Domestic violence undermines readiness
By Capt. Tracy Markle, ADAPT Program manager
/ Published October 27, 2006
CANNON AIR FORCE BASE, N.M. -- October is Domestic Violence Awareness month. There are displays promoting domestic violence prevention located through out the base.
As one walks into the Medical Clinic, pictures hang in the atrium that were drawn by our children at the Child Development Center, depicting the prevention of domestic violence. One drawing stands out; it is a heart with the message, "Never hit, just hug." The statements may be simple but the messages are powerful.
Domestic violence destroys the very core of what families are supposed to represent. "Domestic violence is a crime that ruins families, weakens communities and undermines military readiness," said Dr. David Chu, Under Secretary of Defense for Personnel and Readiness.
Domestic violence presents in many forms: physical, emotional and sexual maltreatment. The Department of Defense defines physical maltreatment as using physical force against another person that results in some form of injury. Emotional abuse is defined as using words or body language to demean, degrade, establish power and dominate, to promote weakness and submission in the partner, and to destroy the emotional health of the partner. Sexual abuse is forcing an unwilling partner into sexual acts.
Domestic violence extends across gender, socioeconomic status, race, religion, culture and sexual orientation. The epidemic of domestic violence is an equal opportunity offender. Though more women report domestic violence than men, men are not immune to this epidemic. Men are, however, less likely to identify and come forward to report domestic violence. A family is less likely to report domestic violence the higher the rank, income and status. Culture is an additional factor for not reporting domestic violence. If we are to create a culture intolerant of domestic violence, it must not be tolerated within the constructs of our families.
To create a cohesive and healthy family unit, partners must be equal. When equality, respect, boundaries and value for each other exists, maltreatment will decline dramatically.

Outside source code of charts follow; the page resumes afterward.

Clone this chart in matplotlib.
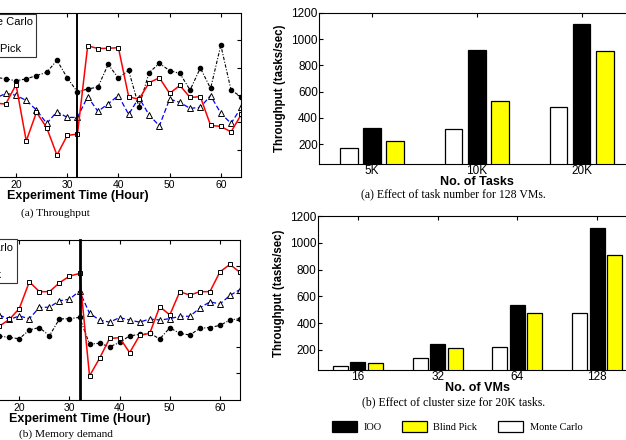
import numpy as np
import matplotlib
matplotlib.use('Agg')
from matplotlib import pyplot as plt

# hours shown in the two (cropped) time series panels
hours = [16, 18, 20, 22, 24, 26, 28, 30, 32, 34, 36, 38, 40, 42, 44, 46, 48, 50,
         52, 54, 56, 58, 60, 62, 64]

# (a) Throughput
thr_blind = [2.70, 2.67, 3.38, 1.32, 2.37, 1.80, 0.80, 1.52, 1.57, 4.80, 4.70, 4.71, 4.73,
             2.94, 2.84, 3.45, 3.63, 3.06, 3.35, 2.91, 2.94, 1.89, 1.85, 1.65, 2.29]
thr_ioo = [2.88, 3.06, 2.99, 2.80, 2.45, 1.96, 2.39, 2.18, 2.18, 2.94, 2.40, 2.68, 2.98,
           2.29, 2.90, 2.27, 1.87, 2.85, 2.73, 2.51, 2.55, 2.98, 2.33, 1.96, 2.55]
thr_monte = [3.65, 3.59, 3.52, 3.59, 3.71, 3.83, 4.27, 3.63, 3.11, 3.22, 3.29, 4.12, 3.62,
             3.90, 2.57, 3.82, 4.16, 3.89, 3.79, 3.18, 3.99, 3.24, 4.82, 3.18, 2.93]

# (b) Memory demand
mem_blind = [2.76, 3.01, 3.42, 4.42, 4.05, 4.05, 4.38, 4.63, 4.73, 0.90, 1.56, 2.30, 2.33,
             1.77, 2.42, 2.49, 3.49, 3.18, 4.05, 3.92, 4.05, 4.05, 4.79, 5.07, 4.77]
mem_ioo = [3.18, 3.01, 3.14, 3.04, 3.46, 3.47, 3.71, 3.77, 4.07, 3.24, 2.99, 2.91, 3.08,
           2.99, 2.91, 3.03, 2.99, 3.04, 3.13, 3.13, 3.44, 3.67, 3.59, 3.91, 4.13]
mem_monte = [2.39, 2.34, 2.29, 2.62, 2.71, 2.40, 3.03, 3.04, 3.09, 2.09, 2.12, 1.99, 2.15,
             2.40, 2.45, 2.50, 2.28, 2.70, 2.49, 2.43, 2.68, 2.71, 2.79, 2.99, 3.04]

switch_hour = 32
hour_ticks = [20, 30, 40, 50, 60]

# bar charts: throughput (tasks/sec)
task_labels = ['5K', '10K', '20K']
task_monte = [175, 314, 480]
task_ioo = [327, 916, 1117]
task_blind = [228, 530, 912]

vm_labels = ['16', '32', '64', '128']
vm_monte = [77, 142, 225, 476]
vm_ioo = [112, 245, 539, 1114]
vm_blind = [100, 212, 474, 909]

W, H = 626, 440
SANS = 'Liberation Sans'
SERIF = 'Liberation Serif'

fig = plt.figure(figsize=(W / 100, H / 100), dpi=100)


def add_ax(left, top, right, bottom):
    return fig.add_axes([left / W, 1 - bottom / H, (right - left) / W, (bottom - top) / H])


def line_panel(ax, blind, ioo, monte, vline_w, leg_right, leg_top):
    h_m, = ax.plot(hours, monte, color='black', lw=0.8, dashes=(3, 1.5, 1, 1.5),
                   marker='o', ms=3, mfc='black', mec='black')
    h_i, = ax.plot(hours, ioo, color='blue', lw=0.9, dashes=(4, 2),
                   marker='^', ms=4, mfc='white', mec='black', mew=0.7)
    h_b, = ax.plot(hours, blind, color='red', lw=1.1,
                   marker='s', ms=3.5, mfc='white', mec='black', mew=0.7)
    ax.axvline(switch_hour, color='black', lw=vline_w)
    ax.set_xlim(0, 64)
    ax.set_ylim(0, 6)
    ax.set_xticks(hour_ticks)
    ax.set_yticks([1, 2, 3, 4, 5])
    # left part of the panel (y labels) lies outside the page
    ax.tick_params(direction='in', top=True, right=True, length=3, labelsize=7.5, pad=2,
                   labelleft=False)
    for lab in ax.get_xticklabels():
        lab.set_fontfamily(SANS)
    ax.set_xlabel('Experiment Time (Hour)', fontsize=9, fontweight='bold',
                  fontfamily=SANS, labelpad=0)
    for s in ax.spines.values():
        s.set_linewidth(0.8)
    leg = ax.legend([h_m, h_i, h_b], ['Monte Carlo', 'IOO', 'Blind Pick'],
                    loc='upper right', bbox_to_anchor=(leg_right / W, 1 - leg_top / H),
                    bbox_transform=fig.transFigure, fancybox=False, edgecolor='#333333',
                    framealpha=1, prop={'family': SANS, 'size': 8}, borderpad=0.3,
                    labelspacing=0.3, handlelength=2.5, borderaxespad=0)
    leg.get_frame().set_linewidth(0.8)


def bar_panel(ax, labels, monte, ioo, blind, width, xlabel):
    x = np.arange(1, len(labels) + 1)
    off = 0.22
    b_m = ax.bar(x - off, monte, width, color='white', edgecolor='black', lw=0.9)
    b_i = ax.bar(x, ioo, width, color='black', edgecolor='black', lw=0.9)
    b_b = ax.bar(x + off, blind, width, color='#ffff00', edgecolor='black', lw=0.9)
    ax.set_xlim(0.5, len(labels) + 0.5)
    ax.set_ylim(50, 1200)
    ax.set_xticks(x)
    ax.set_xticklabels(labels)
    ax.set_yticks([200, 400, 600, 800, 1000, 1200])
    ax.tick_params(direction='in', top=True, right=True, length=3, labelsize=8.5, pad=1)
    for lab in ax.get_xticklabels() + ax.get_yticklabels():
        lab.set_fontfamily(SANS)
    ax.set_xlabel(xlabel, fontsize=9, fontweight='bold', fontfamily=SANS, labelpad=-1)
    ax.set_ylabel('Throughput (tasks/sec)', fontsize=8.3, fontweight='bold',
                  fontfamily=SANS, labelpad=4)
    for s in ax.spines.values():
        s.set_linewidth(0.8)
    return b_m, b_i, b_b


ax1 = add_ax(-86.4, 13, 241.3, 177)
line_panel(ax1, thr_blind, thr_ioo, thr_monte, 1.4, 36, 14)

ax2 = add_ax(-81, 239.5, 240, 400)
line_panel(ax2, mem_blind, mem_ioo, mem_monte, 2.0, 16.7, 239.5)

ax3 = add_ax(319.2, 12.7, 634, 164)
bar_panel(ax3, task_labels, task_monte, task_ioo, task_blind, 0.17, 'No. of Tasks')

ax4 = add_ax(318, 216, 637, 370)
b_m, b_i, b_b = bar_panel(ax4, vm_labels, vm_monte, vm_ioo, vm_blind, 0.19, 'No. of VMs')

# sub-figure captions
fig.text(55 / W, 1 - 213 / H, '(a) Throughput', ha='center', va='center',
         fontfamily=SERIF, fontsize=8.2)
fig.text(66 / W, 1 - 434 / H, '(b) Memory demand', ha='center', va='center',
         fontfamily=SERIF, fontsize=8.2)
fig.text(453.5 / W, 1 - 194.7 / H, '(a) Effect of task number for 128 VMs.', ha='center',
         va='center', fontfamily=SERIF, fontsize=8.5)
fig.text(453.5 / W, 1 - 402 / H, '(b) Effect of cluster size for 20K tasks.', ha='center',
         va='center', fontfamily=SERIF, fontsize=8.5)

fig.legend([b_i, b_b, b_m], ['IOO', 'Blind Pick', 'Monte Carlo'], ncol=3,
           loc='center left', bbox_to_anchor=(332 / W, 1 - 426.5 / H),
           bbox_transform=fig.transFigure, frameon=False,
           prop={'family': SERIF, 'size': 7.5}, handlelength=2.4, handleheight=1.2,
           handletextpad=0.6, columnspacing=2.0, borderpad=0, borderaxespad=0)

fig.savefig('out.png', dpi=100)
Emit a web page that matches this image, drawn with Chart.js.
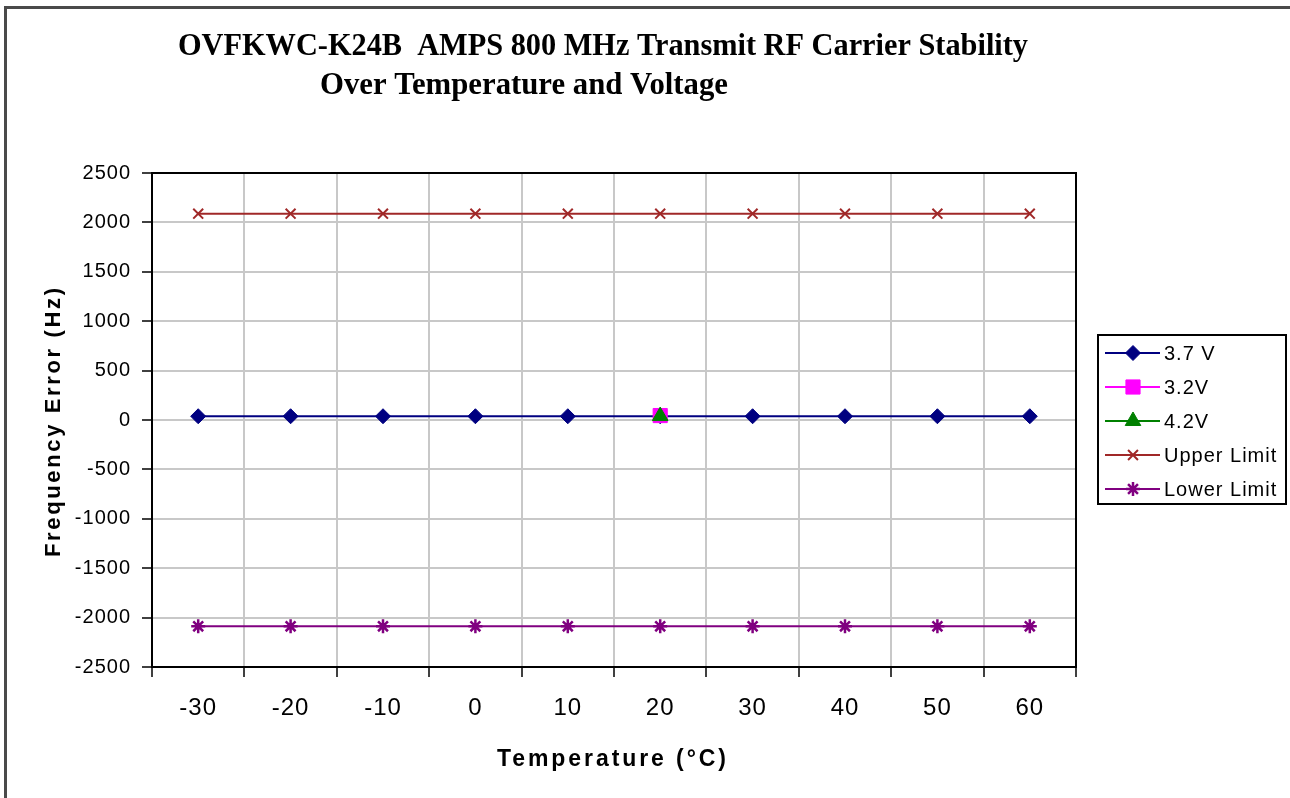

Our world is plagued with violence and we face stresses and challenges daily. Our safe haven, our support, our warmth and replenishment should come from within our family. Our family and home should be the representation of comfort and happiness. Our family should be our greatest source of support when life has been too challenging. Domestic violence weakens the safety and security of families, as well as undermines mission readiness.